Koller’s bee hotel project is part of how she plans to earn her Girl Scout Gold Award, the program’s highest honor and the equivalent of the Boy Scouts’ Eagle Scout status. She has been involved in Girl Scouts since kindergarten.

“This is something I’ve been thinking about for a while, so it’s a little bit unreal to me that it’s actually happening,” Koller said. “I think that’s really exciting, for not only me, but for the community.”

She will be putting the hotel in the Evergreen Community Garden in early fall, where the bees it houses will pollinate the produce grown by community members. The project is more than just wood with holes drilled in it. Koller has researched everything, from which way the structure should face to what materials are safe for bees.

Koller’s bee hotel will be built in the Evergreen Community Garden near Buchanan Park, which does not use pesticides, making it safe for pollinators. (Maya Dawson)

In fact, many of the materials Koller is using were donated by community members looking to help her give back to the community.
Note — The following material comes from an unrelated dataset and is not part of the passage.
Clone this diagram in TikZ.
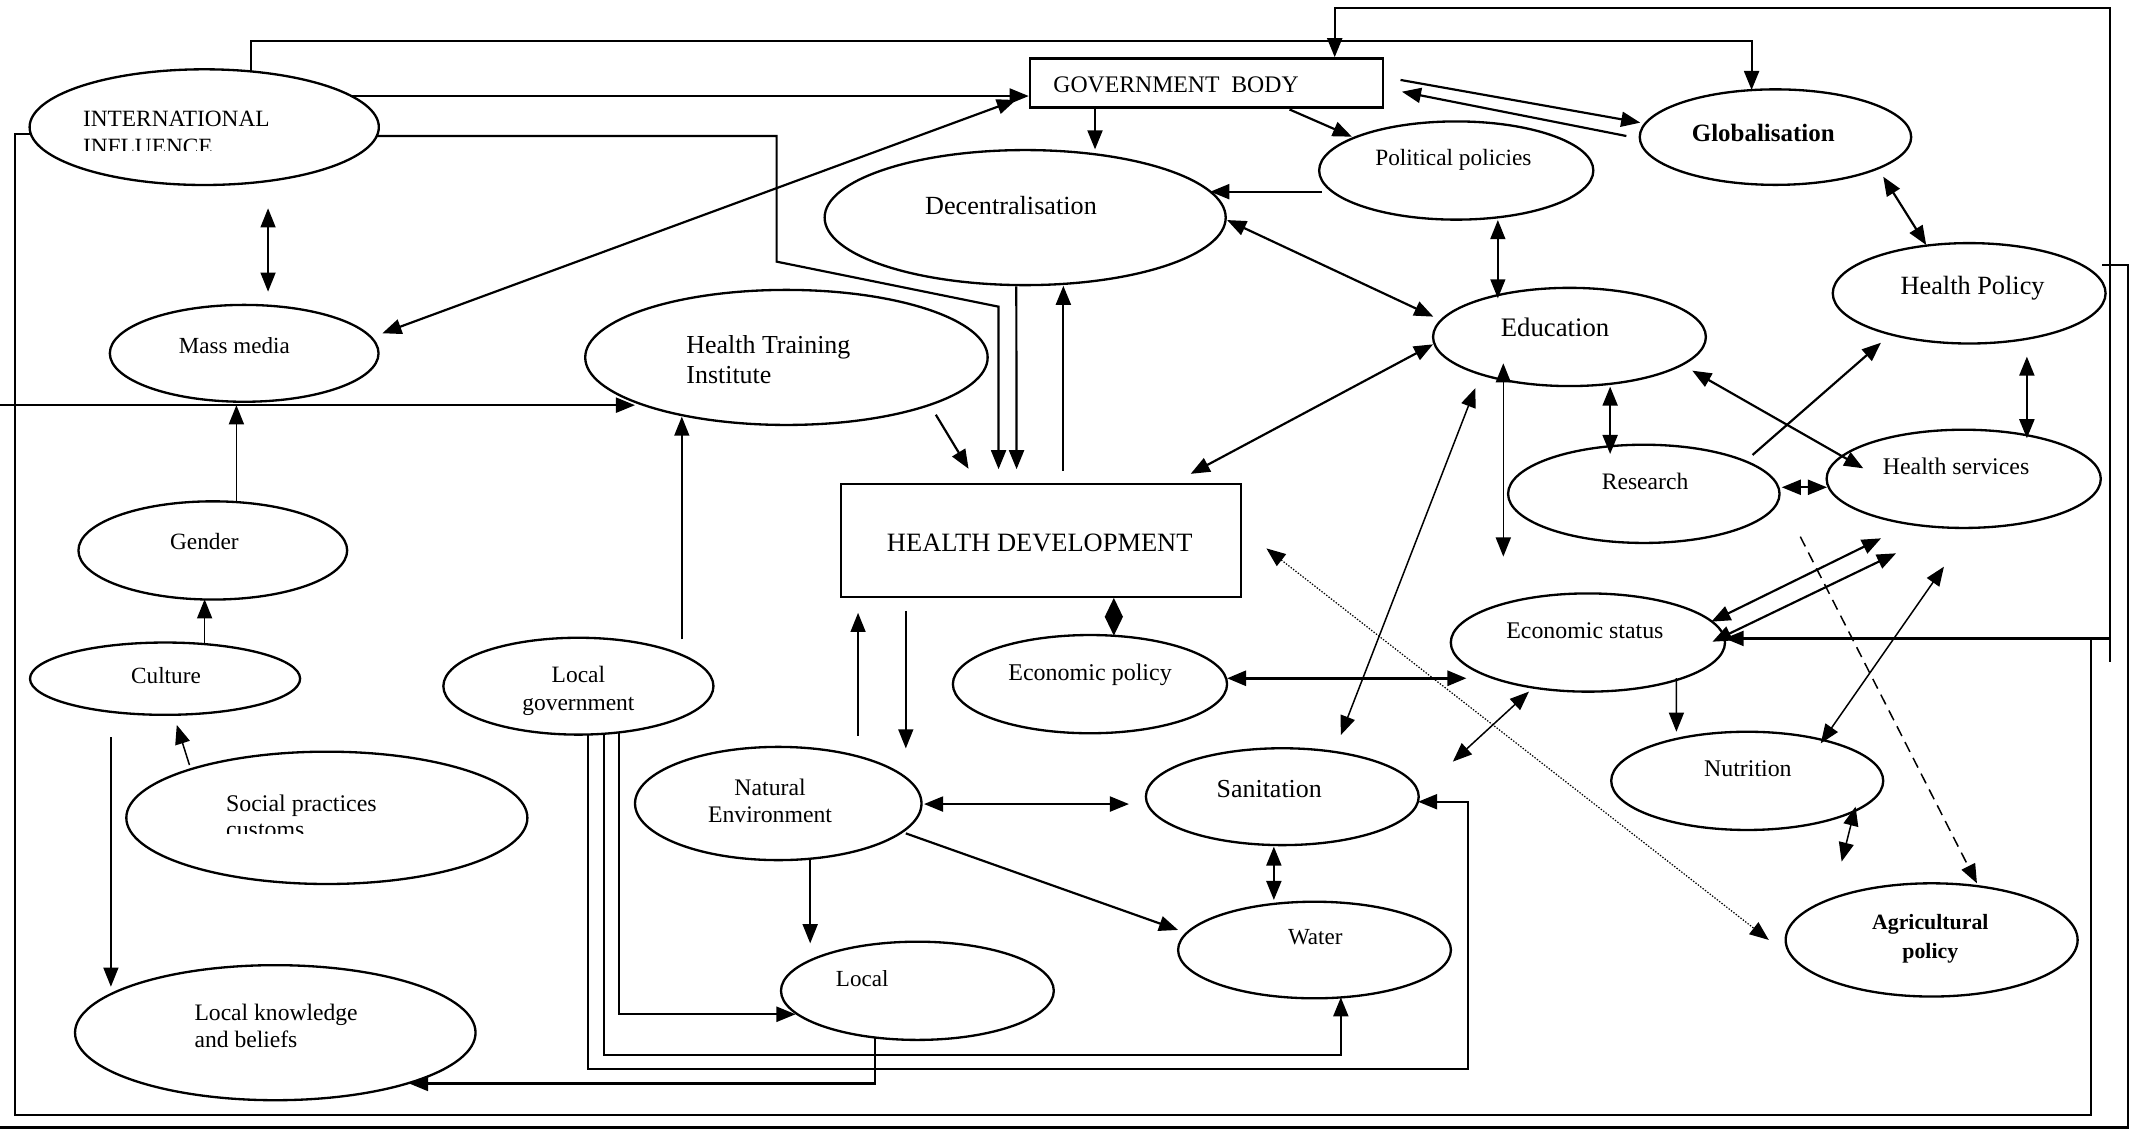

When she reached out online asking for donations of supplies for the project, response was overwhelming. Neighbors donated scrap wood, birdhouses and other materials for her to use in the construction of her bee hotel.

Koller isn’t stopping with her hotel, though. The structure is only “phase 1” in what she hopes will be a multi-year, two-phase project. The next phase involves educating other communities about solitary bees and encouraging them to create organic and bee-friendly gardens, and Koller is aiming big.

“I’m hoping to spread the word about my project and spread it to other parts of the country and even the world,” Koller said.

She encourages those who are interested in making their own gardens bee-friendly to stay away from pesticides and research flowers that solitary bees are drawn to. But her project is about more than bees. It’s about taking initiative.

”I’m really hoping that some people are going to be inspired to start work on something that they want to see changed in the world,” she said.